A month later he was helping me to dig the couch grass out of my newly acquired patch, leased to me at a rental of about £3.50 a year.
Life got busier with the children growing and the increasing professional demands. I had taken up postgraduate teaching by then, with its inevitable intrusion into my time away from the surgery. Kenneth said to me "You need to watch out, doctor" and went on to enlarge "I see your ground’s not looking its best. Could be a problem there." I agreed, sheepishly. "Problem is, doctor, the women". I did not understand what he was on about. "It’s women - on the committee! Cor, they want the whole site to look like it’s been manicured!" He did what he could to help me. But things went from bad to worse, and one August we returned from a holiday to find that it had been "requisitioned" as Kenneth put it, by a fit retired couple with plenty of time on their hands. I never saw it looking so pristine. But the soul had gone out of it, I thought.
This unfortunate turn of events coincided with a deterioration in Kenneth’s health. He developed a bowel problem which worried me a bit and him a lot more. I told him I’d like him to see a specialist. I don’t think I fully appreciated the anxiety this suggestion provoked in him. At his appointment he was told he would have to have a barium enema, for this was in the days before lower intestinal tract endoscopy was the almost routine matter that it is now. He was terrified at the prospect. Not the thought of the procedure itself, but by the horror of the notion that it might cause him to be incontinent when he got home, and soil the carpet. He was not to be reassured. He quickly relapsed into profound depression, so profound that I feared that he might go so far as to make an attempt on his life. The bowel problem was put on one side, and an urgent psychiatric referral set in motion.
"Do you think they’ll give me the electric shock treatment, doctor?" He was utterly changed from the man who had helped me weed and sow on those sunny evenings the previous spring. "I do hope they will. It really brought me through the last time ..."

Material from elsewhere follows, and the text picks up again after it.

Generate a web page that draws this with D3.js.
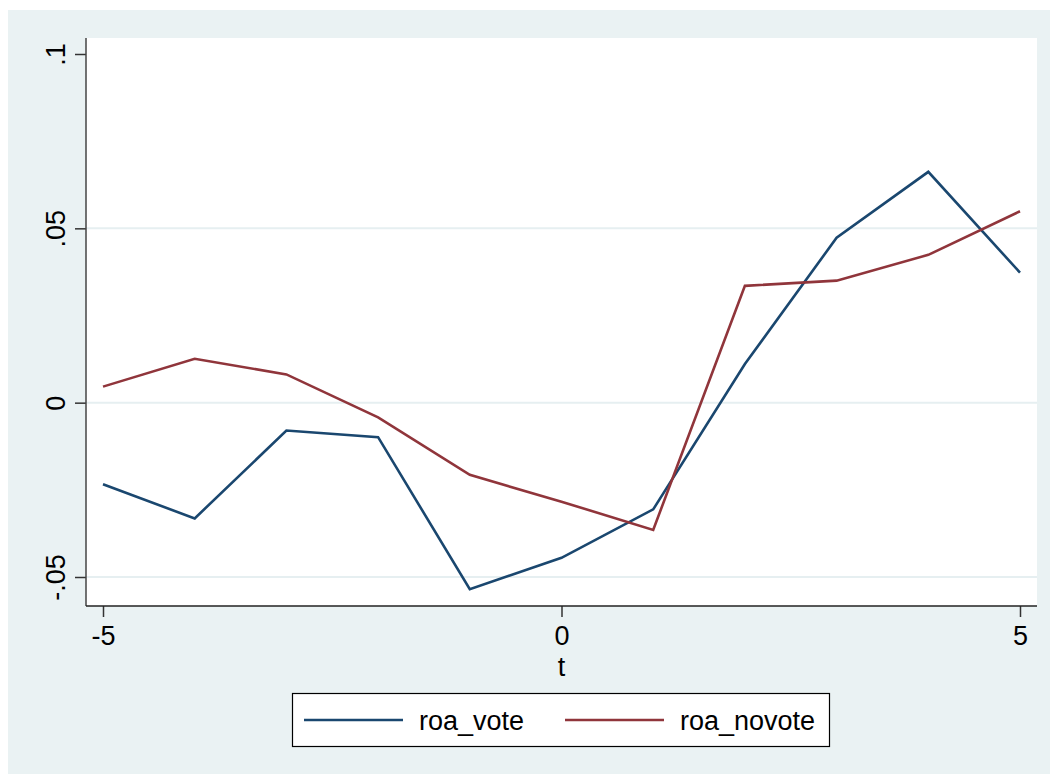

All this took place at a time when electro-convulsive therapy had slipped from favour. Pressure groups claiming to champion the "victims" of psychiatrists were in the ascendance. Doctors had been sued.
His appointment came through very quickly, to our mutual relief. But when he saw me the next day he was in a state of near despair. "They say they don’t do it now. They want me to start some different tablets".
The following morning, when I was away at a conference, one of my partners was called to the block of flats where Kenneth had lived to certify him dead. "He was very dead" she assured me, visibly shocked, that afternoon. "His brains were splattered all over the floor of the basement."
The Coroner said that because it could not be certain that he had intentionally thrown himself down the stairwell from his fifth floor flat, he would record a verdict of accidental death. His wife was grateful and relieved about that. But I did wonder, as I have often wondered since, if we really do have an accurate idea of the incidence of suicide, and whether the denial of what is pretty self evident really serves to help people with mental illness. It is certainly clear that it provides a modicum of comfort for their grieving families.
From time to time I am called to that same block on visits to other patients. The heavy steel hand rail on the stair case at the ground floor still bears the indentation where Kenneth’s head made its final and catastrophic impact with it, and cascaded its contents on to the floor below. And I think of his honest, gnarled hands as he helped me to lift the first crop of new potatoes from the good earth on a warm summer evening twenty years ago. And I think of all the things he did for me, and of all the things I was never able to do for him.